I certainly hear a range of complaints as well, largely around funding and
political angles, but for the most part the things that I find most painful
about tech (work/life balance, high stress, long-term stability and career
growth) seem less prevalent.

Additionally, I also don't see civil engineering becoming quite as
commoditized towards "assembly line" work as a lot of CS often seems to
resemble, but again, this just based off the stories they tell me so I'm
waiting for another rail/harbor eng to come in and tell me why it's just as
miserable :)

I say all this because, as slim as the article was, you would not imagine how
much "just listen to your programmers" resonates with me. I've convinced
multiple coworkers to nickname me Cassandra for the number of times I've
precisely identified risk factors long before they were felt, and often even
when management makes soothing and affirming noises, having action result from
that is a rarity. I've certainly spent more time in the last 5 years of my
career "learning how to manage up" than learning how to do anything tech-
related.

Personal theory: It seems part-and-parcel with the pathology I've seen for
corps to be very averse to promote from within the ranks to management.

------
erikpukinskis
A recent example of a different way to do production is Alex Garland, director
of Annihilation (and Ex Machina). He spoke about it somewhat at length at
Google:

[https://youtu.be/w5i7idoijco?t=5m25s](https://youtu.be/w5i7idoijco?t=5m25s)

In my experience all of the major problems I’ve seen at software companies
were problems the rank and file employees knew exactly how to solve, but
weren’t allowed to.

It seems extremely hard for managers to let go of responsibility and let their
team take it on. I understand why: it’s the managers neck on the line.

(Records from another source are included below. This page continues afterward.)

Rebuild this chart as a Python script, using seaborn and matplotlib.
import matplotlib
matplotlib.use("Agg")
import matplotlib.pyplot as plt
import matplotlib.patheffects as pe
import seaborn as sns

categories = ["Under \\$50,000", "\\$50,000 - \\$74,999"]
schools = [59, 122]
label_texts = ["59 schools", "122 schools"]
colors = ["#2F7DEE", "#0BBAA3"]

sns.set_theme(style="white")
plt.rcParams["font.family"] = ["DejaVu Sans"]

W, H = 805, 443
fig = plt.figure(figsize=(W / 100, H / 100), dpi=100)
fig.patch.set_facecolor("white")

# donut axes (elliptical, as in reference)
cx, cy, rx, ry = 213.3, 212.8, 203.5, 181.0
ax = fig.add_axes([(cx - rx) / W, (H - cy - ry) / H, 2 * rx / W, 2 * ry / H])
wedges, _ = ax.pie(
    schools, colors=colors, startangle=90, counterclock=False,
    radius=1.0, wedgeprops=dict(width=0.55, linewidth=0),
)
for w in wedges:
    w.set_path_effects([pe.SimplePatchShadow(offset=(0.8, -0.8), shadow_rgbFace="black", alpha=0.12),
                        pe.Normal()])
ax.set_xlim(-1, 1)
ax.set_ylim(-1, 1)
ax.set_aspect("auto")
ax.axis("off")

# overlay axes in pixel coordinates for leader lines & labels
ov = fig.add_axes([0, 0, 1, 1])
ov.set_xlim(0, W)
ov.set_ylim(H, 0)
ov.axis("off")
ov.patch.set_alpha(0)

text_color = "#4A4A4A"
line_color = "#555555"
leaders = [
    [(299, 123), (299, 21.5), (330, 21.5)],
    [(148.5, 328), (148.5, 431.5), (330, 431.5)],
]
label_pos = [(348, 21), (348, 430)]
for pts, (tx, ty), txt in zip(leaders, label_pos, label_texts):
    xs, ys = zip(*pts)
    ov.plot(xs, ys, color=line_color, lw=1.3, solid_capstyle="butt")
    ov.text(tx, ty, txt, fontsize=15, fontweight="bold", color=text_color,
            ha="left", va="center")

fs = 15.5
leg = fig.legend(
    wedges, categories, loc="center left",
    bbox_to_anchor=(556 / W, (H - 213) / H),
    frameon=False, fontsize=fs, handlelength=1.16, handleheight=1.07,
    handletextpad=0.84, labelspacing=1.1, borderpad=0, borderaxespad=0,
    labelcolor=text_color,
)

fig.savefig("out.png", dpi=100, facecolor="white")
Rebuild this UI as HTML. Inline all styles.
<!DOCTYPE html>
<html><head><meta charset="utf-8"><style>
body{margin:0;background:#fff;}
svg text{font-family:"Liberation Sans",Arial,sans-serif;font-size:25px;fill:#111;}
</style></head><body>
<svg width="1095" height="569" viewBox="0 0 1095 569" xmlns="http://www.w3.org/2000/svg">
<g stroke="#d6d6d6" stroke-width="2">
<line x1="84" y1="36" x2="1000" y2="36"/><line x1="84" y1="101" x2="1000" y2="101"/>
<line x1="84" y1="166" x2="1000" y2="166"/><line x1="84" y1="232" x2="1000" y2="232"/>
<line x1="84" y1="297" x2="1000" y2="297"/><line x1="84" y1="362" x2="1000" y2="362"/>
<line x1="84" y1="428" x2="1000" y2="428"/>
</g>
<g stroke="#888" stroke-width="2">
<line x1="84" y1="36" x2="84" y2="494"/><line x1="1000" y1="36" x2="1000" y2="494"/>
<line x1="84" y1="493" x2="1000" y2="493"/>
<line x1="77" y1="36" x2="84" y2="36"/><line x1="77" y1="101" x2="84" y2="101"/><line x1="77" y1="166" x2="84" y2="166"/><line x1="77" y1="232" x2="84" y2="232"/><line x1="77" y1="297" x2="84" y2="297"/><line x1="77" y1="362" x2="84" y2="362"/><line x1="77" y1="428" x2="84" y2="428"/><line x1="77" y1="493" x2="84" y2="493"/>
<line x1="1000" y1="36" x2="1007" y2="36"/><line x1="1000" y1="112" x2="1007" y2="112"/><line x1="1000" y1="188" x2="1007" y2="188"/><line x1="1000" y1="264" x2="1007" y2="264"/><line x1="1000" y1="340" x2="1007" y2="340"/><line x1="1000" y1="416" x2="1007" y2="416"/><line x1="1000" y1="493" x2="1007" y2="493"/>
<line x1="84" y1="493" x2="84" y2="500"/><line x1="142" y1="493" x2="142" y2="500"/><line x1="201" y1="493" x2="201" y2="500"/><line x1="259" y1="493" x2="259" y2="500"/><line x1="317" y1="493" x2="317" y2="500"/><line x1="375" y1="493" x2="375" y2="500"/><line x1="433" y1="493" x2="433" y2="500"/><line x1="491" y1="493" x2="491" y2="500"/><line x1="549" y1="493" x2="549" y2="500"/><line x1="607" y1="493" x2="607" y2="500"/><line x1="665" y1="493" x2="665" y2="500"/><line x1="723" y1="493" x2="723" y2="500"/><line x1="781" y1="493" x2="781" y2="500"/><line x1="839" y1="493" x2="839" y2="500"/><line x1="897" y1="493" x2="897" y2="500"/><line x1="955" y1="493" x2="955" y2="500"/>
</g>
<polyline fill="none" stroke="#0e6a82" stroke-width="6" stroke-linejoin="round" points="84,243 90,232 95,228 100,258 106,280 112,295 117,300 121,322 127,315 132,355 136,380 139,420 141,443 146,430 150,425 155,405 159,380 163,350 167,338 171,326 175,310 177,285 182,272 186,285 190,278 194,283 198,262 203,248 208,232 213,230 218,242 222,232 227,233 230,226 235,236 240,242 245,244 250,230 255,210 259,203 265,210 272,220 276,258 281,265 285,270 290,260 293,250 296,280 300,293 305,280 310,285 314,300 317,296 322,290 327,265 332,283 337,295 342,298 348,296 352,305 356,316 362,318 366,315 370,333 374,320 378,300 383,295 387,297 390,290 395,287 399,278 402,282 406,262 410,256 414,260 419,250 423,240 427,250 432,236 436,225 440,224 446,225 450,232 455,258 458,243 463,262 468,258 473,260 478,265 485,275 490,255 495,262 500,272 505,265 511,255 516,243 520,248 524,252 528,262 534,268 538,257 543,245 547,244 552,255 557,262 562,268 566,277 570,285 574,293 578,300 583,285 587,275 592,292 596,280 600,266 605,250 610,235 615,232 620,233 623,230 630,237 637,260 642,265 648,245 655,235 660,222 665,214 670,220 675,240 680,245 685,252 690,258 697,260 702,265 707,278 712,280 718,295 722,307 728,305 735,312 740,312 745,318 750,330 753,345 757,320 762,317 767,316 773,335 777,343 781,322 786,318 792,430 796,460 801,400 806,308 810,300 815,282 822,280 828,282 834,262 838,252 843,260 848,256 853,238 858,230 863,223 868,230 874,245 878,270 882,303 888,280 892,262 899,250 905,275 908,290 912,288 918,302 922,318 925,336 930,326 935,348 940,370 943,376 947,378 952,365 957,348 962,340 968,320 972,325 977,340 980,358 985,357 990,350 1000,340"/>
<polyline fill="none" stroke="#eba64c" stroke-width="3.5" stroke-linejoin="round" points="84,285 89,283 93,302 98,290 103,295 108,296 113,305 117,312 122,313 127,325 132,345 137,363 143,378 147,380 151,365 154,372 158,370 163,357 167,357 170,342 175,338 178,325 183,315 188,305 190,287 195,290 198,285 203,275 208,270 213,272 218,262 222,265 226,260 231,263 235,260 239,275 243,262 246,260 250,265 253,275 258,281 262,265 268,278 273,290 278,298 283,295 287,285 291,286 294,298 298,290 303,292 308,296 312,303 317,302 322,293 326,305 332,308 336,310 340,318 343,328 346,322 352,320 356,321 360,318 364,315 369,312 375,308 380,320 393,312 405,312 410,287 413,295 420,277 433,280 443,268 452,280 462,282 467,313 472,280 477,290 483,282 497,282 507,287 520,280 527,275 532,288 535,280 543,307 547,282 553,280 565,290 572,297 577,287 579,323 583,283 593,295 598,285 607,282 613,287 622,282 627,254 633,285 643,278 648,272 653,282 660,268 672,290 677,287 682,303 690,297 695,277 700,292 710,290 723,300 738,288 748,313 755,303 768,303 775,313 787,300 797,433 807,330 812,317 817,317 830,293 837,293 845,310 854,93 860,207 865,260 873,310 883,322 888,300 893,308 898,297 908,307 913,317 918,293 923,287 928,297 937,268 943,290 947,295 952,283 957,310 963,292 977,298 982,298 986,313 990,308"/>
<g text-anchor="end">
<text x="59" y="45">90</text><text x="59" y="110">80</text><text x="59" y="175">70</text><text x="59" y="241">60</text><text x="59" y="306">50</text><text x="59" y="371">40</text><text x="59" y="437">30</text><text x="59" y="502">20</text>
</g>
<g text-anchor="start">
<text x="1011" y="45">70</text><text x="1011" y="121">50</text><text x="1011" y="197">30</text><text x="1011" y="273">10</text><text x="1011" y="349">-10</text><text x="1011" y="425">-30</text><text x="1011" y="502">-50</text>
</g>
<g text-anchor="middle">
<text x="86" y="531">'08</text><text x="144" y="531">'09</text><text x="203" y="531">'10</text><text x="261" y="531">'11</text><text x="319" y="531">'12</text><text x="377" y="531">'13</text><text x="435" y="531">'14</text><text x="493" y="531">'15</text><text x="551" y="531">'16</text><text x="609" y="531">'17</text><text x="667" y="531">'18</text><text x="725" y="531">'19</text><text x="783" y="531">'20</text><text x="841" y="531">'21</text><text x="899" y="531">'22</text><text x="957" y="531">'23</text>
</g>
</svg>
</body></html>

But the fact is, in almost every case the manager doesn’t have the domain
knowledge necessary to solve their own problems. Almost by definition:
managers lead teams directly into the problems the manager can’t solve.

It takes real guts to regularly take a chunk of your resources and hand them
to an “underling” and yet that’s absolutely what they must do.

I’ve also seen a lot of examples of managers requiring employees to “prove
themselves”, often meaning they can prove they can think like the manager
thinks, before they can be trusted with an allocation of resources.

But this is pointless: the manager is already good at what they are good at,
and blind to what they are bad at. By definition hedging your own deficiencies
must be a leap of faith.